Set Theory – Countably Infinite Union of Countably Infinite Sets is Countable

Question

How do you prove that any collection of sets $\{X_n : n \in \mathbb{N}\}$ such that for every $n \in \mathbb{N}$ the set $X_n$ is equinumerous to the set of natural numbers, then the union of all these sets, $\bigcup_{i\in \mathbb{N}}$ $X_i$ is also equinumerous to the set of natural numbers? (By equinumerous I mean there exists a one-to-one and onto function $f:X_n \to \mathbb{N}$.)
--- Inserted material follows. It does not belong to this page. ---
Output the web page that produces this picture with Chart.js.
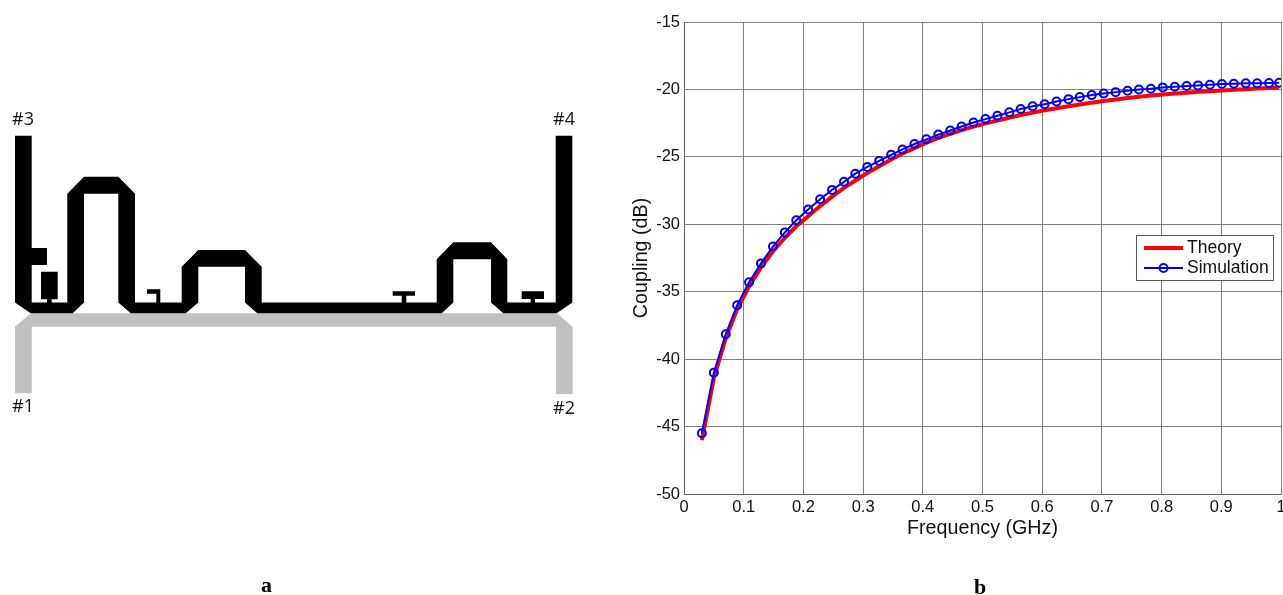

Is this statement false as it stands?

Answer 1

The answer depends on your set theory.

If your set theory includes the Axiom of (Countable) Choice, then you can proceed as follows:

1. For each $n\in\mathbb{N}$, select a bijection $f_n\colon X_n\to\mathbb{N}$. (This step requires the Axiom of Countable Choice);
2. Select a bijection $g\colon\mathbb{N}\times\mathbb{N}\to\mathbb{N}$; there are several explicit examples of this. For example, the Cantor pairing function $g(p,q) = \frac{(p+q)(p+q+1)}{2}+q$.
3. Define $f\colon \bigcup\limits_{n\in\mathbb{N}}(X_n\times\{n\})\to \mathbb{N}$ by mapping $(x,n)$ to $g(f_n(x),n)$.

This defines a bijection between the disjoint union of the $X_n$ onto $\mathbb{N}$. To get a bijection in the case where the $X_n$ are not disjoint, note that $\bigcup\limits_{n\in\mathbb{N}} X_n$ embeds into the disjoint union (map $x$ in the union to $(x,m)$ where $m$ is the smallest $n\in\mathbb{N}$ such that $x\in X_n$), which is bijectable to $\mathbb{N}$; then use the Cantor-Bernstein Theorem applied to this embedding and to embedding that maps $\mathbb{N}$ to $X_1$ into the union to get a bijection.

However, if your set theory does not include the Axiom of Choice, then the answer may be that the union need not be bijectable with $\mathbb{N}$. In particular, it is consistent with ZF that the real numbers are a countable union of countable sets, and of course the real numbers are not bijectable with $\mathbb{N}$.